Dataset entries
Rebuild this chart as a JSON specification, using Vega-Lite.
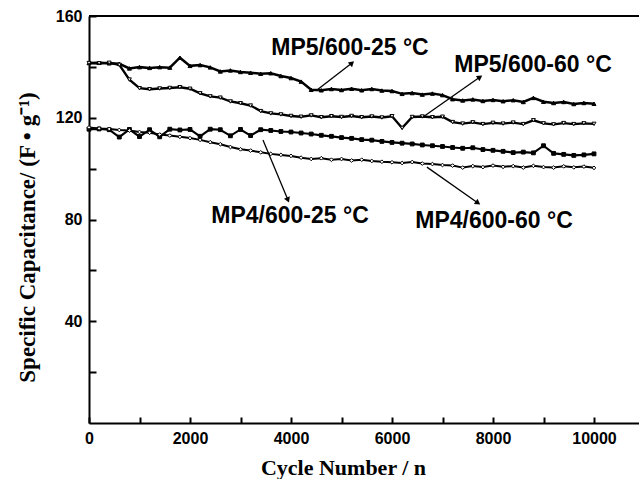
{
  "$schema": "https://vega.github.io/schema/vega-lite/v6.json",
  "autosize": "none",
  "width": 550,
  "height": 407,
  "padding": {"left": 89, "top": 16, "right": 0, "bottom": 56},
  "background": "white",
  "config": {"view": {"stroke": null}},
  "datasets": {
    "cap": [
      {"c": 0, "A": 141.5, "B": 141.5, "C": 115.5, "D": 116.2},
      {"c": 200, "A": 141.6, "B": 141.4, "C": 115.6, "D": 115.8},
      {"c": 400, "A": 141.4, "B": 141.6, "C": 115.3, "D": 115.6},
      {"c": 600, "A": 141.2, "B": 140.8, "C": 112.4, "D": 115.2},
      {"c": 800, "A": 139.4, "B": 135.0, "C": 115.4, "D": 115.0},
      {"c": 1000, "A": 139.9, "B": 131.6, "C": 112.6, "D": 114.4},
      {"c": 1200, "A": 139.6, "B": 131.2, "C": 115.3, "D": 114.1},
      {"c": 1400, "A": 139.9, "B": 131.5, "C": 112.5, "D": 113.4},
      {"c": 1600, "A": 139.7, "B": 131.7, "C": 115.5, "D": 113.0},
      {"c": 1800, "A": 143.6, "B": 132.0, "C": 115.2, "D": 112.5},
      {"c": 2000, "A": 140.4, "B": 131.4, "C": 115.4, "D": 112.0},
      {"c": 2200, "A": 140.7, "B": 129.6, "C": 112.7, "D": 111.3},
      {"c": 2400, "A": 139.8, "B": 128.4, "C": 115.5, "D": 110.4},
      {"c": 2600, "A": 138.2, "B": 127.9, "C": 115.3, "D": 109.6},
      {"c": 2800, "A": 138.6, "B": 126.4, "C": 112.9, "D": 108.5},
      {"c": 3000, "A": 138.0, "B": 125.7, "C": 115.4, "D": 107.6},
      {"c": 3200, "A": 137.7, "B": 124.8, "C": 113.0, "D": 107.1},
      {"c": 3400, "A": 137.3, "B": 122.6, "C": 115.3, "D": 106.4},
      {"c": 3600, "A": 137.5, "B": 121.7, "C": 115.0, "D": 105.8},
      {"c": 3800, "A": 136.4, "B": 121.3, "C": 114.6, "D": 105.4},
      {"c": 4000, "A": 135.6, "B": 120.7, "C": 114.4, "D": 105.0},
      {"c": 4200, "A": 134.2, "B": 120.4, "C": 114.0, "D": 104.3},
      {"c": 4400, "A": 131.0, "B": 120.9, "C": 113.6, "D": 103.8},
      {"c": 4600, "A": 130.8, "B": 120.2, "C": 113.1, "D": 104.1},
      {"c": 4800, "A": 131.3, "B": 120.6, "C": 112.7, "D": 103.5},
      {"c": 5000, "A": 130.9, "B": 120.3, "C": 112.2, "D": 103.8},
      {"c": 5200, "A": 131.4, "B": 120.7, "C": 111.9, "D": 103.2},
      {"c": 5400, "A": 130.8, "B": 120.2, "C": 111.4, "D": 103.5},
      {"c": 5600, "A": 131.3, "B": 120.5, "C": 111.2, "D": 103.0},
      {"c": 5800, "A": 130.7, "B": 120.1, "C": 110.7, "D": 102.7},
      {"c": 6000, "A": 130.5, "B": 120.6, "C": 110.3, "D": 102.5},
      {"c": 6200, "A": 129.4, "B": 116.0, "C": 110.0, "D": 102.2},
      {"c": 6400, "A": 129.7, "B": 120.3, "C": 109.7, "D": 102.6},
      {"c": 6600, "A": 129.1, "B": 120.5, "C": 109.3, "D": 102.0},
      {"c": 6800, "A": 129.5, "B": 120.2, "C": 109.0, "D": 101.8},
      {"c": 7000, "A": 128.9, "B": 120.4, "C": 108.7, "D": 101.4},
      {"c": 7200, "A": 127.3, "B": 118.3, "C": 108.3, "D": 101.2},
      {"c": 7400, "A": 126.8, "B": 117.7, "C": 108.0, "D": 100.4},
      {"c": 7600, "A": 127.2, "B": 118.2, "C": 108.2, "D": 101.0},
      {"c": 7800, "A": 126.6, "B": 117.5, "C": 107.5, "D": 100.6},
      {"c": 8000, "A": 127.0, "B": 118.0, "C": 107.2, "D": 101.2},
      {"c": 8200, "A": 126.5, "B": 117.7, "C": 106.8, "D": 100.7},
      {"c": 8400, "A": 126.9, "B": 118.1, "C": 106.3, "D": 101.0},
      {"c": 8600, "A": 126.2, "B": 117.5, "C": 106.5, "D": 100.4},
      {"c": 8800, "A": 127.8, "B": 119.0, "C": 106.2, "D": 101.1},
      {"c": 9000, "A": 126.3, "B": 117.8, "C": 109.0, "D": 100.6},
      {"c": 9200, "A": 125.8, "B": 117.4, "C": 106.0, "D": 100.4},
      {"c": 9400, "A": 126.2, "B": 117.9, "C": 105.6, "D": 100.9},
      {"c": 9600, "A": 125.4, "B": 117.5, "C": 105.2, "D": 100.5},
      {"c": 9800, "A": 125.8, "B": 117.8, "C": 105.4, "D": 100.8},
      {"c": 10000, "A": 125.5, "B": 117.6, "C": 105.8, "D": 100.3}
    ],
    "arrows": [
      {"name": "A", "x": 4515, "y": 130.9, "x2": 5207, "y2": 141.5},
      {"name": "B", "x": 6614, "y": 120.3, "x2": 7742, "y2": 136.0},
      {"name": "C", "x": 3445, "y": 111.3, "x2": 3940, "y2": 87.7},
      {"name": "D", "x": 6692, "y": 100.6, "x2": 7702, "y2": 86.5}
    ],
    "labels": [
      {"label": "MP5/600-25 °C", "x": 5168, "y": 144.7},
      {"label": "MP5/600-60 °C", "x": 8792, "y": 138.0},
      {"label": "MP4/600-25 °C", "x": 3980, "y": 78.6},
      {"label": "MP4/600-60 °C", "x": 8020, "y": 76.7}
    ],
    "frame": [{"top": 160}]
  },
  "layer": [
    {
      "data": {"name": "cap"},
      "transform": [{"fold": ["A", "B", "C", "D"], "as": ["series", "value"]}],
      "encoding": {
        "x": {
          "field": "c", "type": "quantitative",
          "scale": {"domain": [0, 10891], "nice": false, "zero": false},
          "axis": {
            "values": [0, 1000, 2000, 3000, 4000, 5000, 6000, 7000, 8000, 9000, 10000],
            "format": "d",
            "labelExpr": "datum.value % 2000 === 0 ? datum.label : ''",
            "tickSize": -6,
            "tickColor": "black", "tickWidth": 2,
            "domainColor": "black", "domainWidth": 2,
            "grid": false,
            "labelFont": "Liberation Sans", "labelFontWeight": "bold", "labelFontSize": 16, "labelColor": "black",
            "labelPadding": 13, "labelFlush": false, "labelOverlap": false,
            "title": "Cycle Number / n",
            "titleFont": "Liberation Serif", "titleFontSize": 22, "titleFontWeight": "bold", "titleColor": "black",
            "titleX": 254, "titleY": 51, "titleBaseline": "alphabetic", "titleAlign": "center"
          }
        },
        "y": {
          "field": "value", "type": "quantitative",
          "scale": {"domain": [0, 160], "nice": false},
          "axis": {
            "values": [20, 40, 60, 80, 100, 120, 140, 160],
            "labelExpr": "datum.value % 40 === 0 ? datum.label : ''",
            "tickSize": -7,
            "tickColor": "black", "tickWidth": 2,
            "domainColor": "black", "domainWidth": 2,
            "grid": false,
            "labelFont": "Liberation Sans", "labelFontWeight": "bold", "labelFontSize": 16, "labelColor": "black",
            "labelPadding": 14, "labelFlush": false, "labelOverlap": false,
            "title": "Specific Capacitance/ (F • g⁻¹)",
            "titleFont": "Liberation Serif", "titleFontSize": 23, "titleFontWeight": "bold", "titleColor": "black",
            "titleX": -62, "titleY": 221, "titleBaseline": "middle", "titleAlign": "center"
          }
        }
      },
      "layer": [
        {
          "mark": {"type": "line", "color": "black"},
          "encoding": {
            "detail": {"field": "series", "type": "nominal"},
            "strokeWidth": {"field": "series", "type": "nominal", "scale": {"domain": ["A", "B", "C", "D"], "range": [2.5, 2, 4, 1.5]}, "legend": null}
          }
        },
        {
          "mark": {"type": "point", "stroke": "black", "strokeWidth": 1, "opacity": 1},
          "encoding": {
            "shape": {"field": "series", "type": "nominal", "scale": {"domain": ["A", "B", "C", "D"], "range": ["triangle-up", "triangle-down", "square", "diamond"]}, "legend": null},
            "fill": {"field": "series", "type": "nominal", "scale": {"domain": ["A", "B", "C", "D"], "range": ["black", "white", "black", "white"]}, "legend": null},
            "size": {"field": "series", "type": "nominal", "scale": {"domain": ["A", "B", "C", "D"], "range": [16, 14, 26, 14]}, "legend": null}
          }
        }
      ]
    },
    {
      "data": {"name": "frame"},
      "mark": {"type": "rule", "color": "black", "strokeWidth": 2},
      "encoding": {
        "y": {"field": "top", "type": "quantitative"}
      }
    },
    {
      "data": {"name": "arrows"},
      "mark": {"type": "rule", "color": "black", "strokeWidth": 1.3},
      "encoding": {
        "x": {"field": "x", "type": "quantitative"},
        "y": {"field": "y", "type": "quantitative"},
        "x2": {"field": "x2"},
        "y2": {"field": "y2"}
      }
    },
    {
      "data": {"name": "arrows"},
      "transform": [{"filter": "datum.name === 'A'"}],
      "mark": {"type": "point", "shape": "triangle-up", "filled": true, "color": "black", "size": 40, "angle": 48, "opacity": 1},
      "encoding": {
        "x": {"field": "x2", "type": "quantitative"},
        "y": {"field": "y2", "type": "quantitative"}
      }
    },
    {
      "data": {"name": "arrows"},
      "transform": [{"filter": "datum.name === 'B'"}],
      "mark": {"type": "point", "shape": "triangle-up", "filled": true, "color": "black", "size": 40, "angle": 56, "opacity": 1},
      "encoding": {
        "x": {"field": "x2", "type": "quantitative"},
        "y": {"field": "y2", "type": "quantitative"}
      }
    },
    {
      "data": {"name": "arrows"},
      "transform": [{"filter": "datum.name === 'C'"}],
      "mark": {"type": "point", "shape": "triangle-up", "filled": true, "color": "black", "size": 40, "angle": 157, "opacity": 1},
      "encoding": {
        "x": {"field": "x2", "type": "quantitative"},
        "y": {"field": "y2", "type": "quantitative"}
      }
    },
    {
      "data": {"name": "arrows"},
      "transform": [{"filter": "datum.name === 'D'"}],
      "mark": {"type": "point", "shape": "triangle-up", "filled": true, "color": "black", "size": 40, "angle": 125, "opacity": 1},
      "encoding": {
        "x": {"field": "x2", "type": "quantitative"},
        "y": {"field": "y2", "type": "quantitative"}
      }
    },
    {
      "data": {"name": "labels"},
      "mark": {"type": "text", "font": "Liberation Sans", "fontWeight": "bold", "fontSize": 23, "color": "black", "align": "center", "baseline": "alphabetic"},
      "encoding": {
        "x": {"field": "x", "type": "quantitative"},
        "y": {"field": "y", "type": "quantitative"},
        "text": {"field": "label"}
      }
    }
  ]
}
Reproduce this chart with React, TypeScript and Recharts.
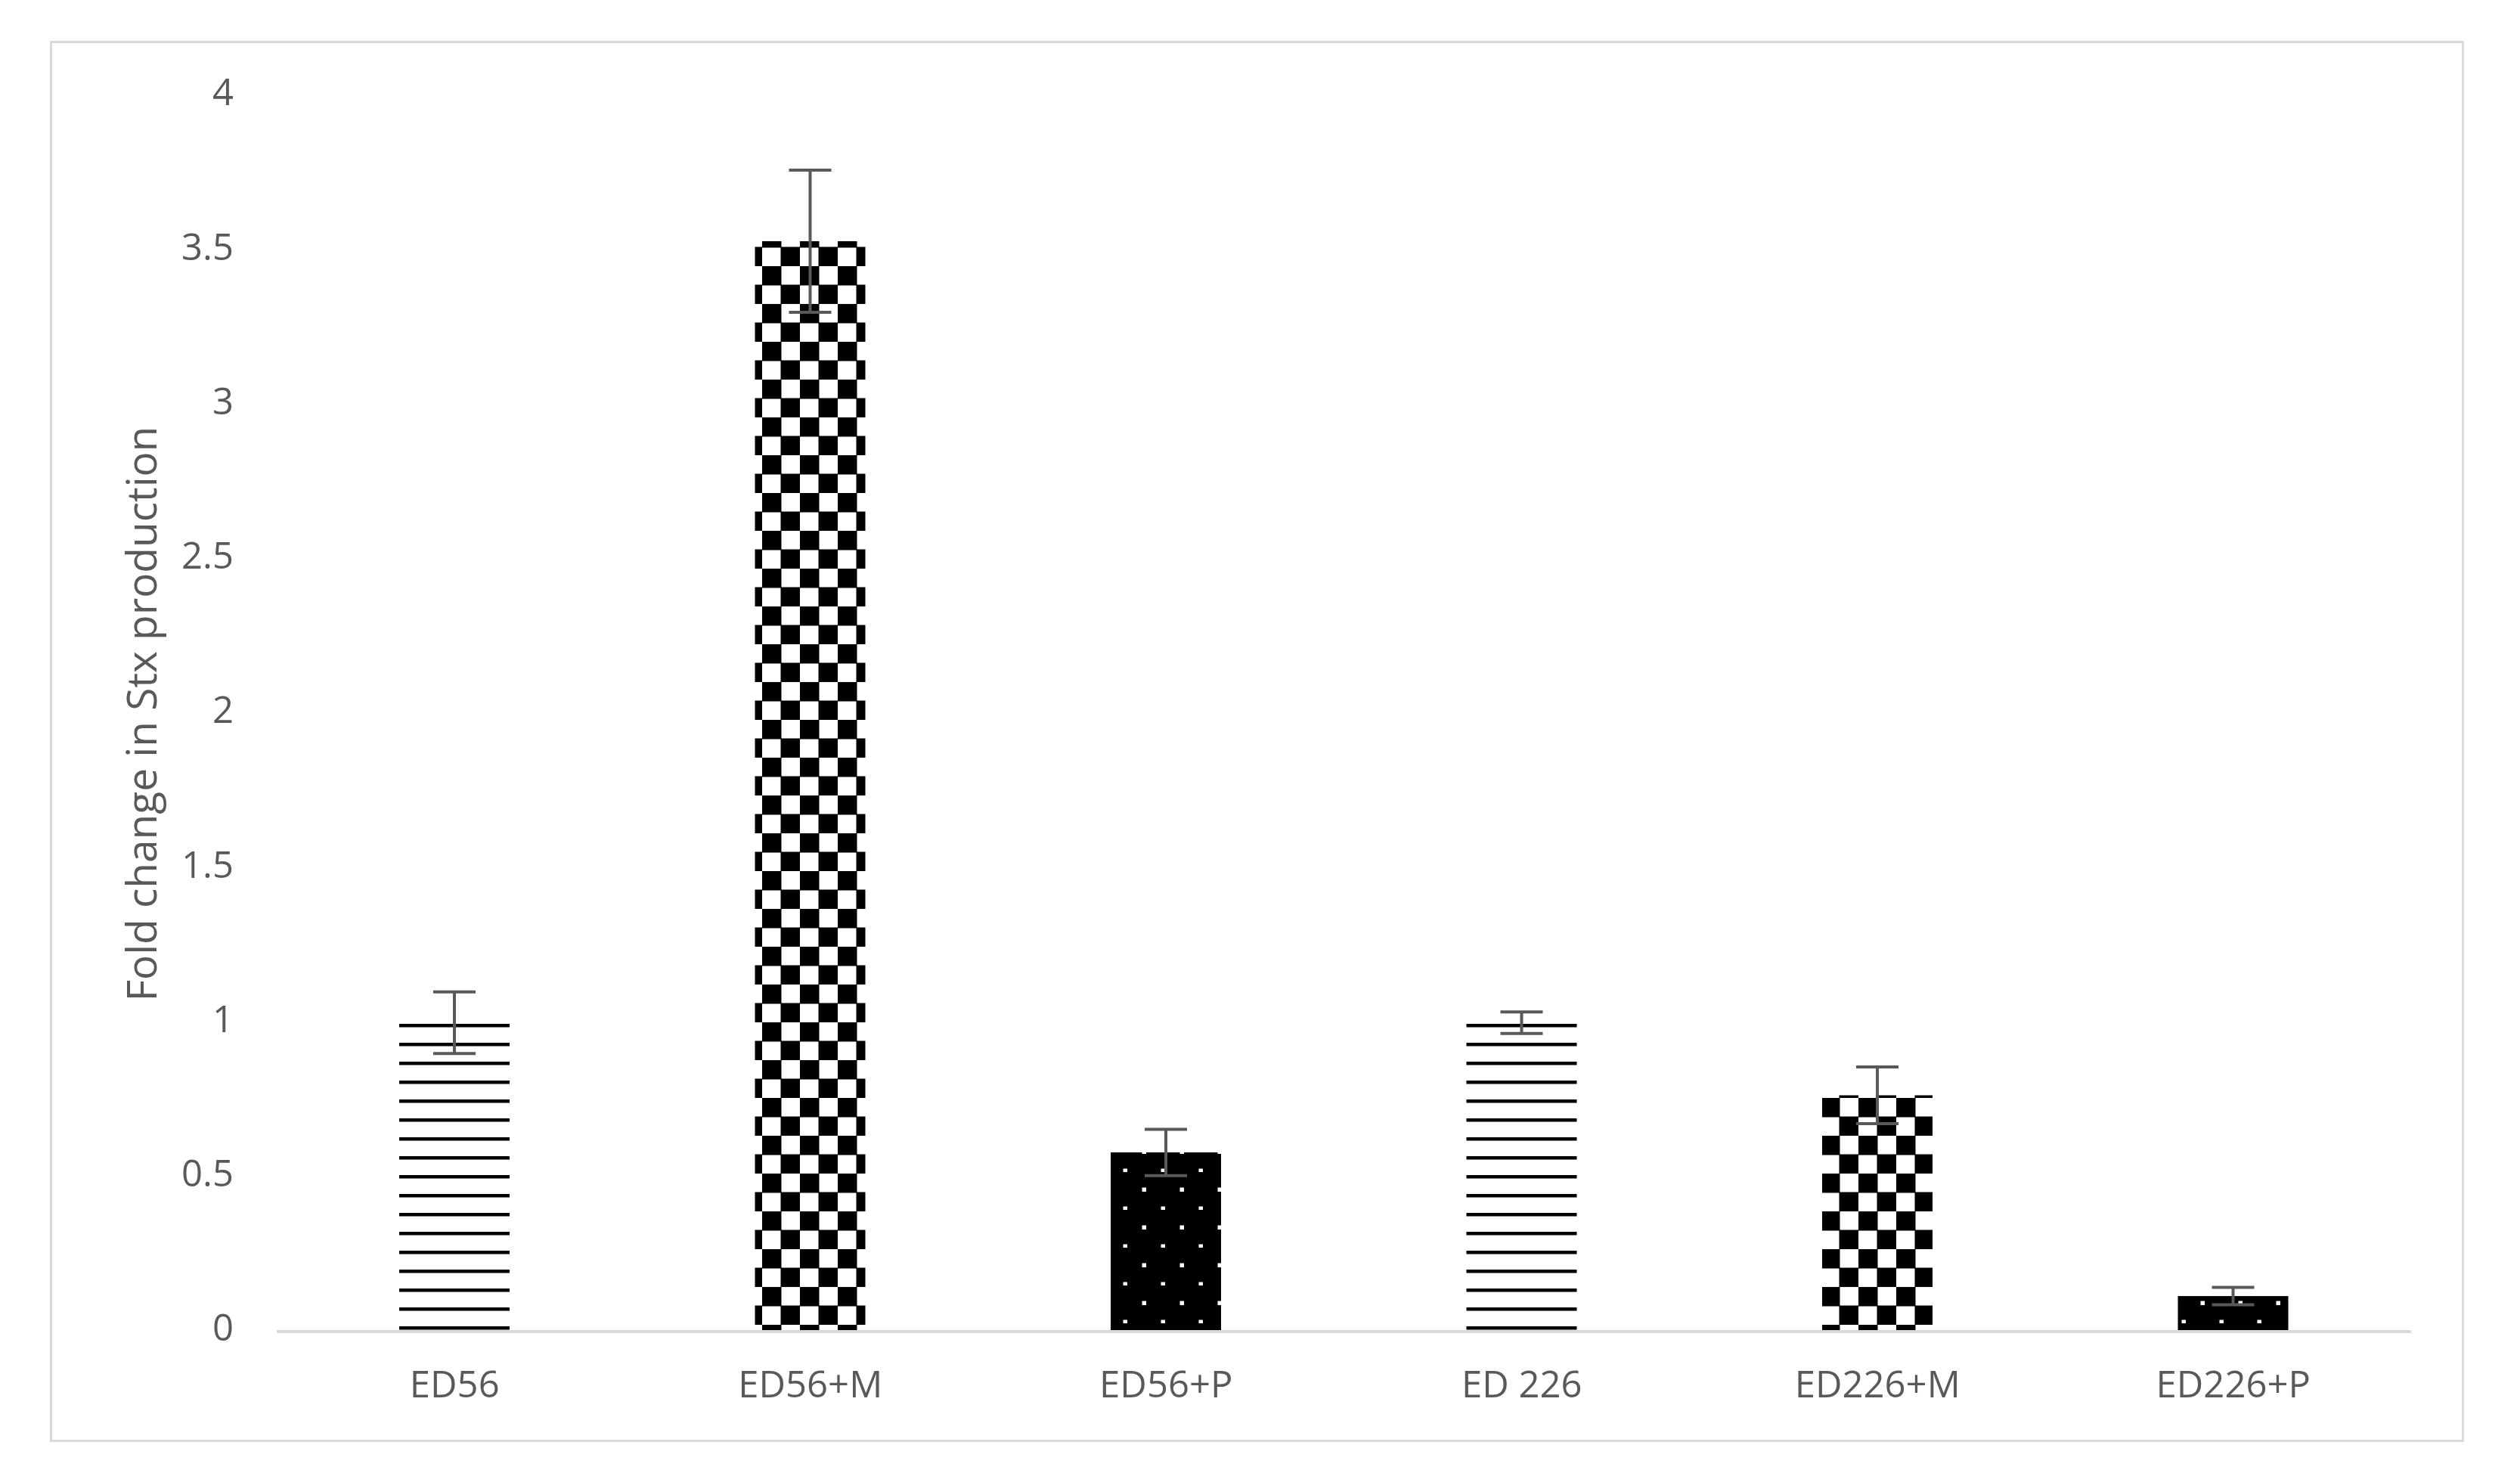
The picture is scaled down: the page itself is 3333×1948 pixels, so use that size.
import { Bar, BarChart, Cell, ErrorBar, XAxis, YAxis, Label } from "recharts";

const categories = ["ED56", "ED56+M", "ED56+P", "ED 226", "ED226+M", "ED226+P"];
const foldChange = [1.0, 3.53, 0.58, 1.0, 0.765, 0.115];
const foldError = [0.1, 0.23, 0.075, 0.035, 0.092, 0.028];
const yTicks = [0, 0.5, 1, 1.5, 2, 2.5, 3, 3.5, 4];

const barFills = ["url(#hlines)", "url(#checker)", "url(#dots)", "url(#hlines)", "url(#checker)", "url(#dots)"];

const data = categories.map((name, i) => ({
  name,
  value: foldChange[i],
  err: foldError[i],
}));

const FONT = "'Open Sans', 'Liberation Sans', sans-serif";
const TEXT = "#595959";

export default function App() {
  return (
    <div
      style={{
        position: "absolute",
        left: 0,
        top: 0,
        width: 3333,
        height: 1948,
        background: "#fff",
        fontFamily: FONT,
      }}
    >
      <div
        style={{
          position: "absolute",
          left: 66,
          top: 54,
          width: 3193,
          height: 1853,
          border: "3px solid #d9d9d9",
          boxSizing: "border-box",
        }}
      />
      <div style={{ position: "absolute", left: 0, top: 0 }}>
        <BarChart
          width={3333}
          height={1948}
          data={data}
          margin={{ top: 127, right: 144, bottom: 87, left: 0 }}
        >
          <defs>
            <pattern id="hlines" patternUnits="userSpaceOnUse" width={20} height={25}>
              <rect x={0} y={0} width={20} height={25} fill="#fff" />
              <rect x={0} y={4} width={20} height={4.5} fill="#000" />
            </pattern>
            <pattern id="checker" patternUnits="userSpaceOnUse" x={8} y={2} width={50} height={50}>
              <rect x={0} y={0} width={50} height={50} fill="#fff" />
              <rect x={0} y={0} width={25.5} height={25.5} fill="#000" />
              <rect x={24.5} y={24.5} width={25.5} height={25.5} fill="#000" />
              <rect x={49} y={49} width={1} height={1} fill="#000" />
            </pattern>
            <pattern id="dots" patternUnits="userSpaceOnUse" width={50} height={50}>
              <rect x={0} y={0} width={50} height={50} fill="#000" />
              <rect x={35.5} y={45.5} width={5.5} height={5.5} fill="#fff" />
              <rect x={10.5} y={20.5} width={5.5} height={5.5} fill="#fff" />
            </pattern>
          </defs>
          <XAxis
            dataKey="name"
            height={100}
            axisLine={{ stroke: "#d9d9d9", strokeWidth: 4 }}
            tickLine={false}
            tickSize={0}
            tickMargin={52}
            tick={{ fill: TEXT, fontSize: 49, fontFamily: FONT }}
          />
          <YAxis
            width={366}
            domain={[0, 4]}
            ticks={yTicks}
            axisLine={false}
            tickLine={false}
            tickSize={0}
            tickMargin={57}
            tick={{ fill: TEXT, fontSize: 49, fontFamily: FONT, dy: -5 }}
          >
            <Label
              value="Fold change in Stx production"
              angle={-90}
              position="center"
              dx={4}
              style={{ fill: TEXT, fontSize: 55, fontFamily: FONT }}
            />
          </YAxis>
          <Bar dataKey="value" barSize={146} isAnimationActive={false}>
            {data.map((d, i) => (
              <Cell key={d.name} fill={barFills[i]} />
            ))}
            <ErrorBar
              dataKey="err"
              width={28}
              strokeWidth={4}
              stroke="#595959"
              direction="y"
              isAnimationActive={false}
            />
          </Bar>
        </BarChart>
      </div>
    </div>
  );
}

— EXERCISE AIM —
Find every line of the data that holds the string "this", then say how many there are and nothing else.

— RESULT —
2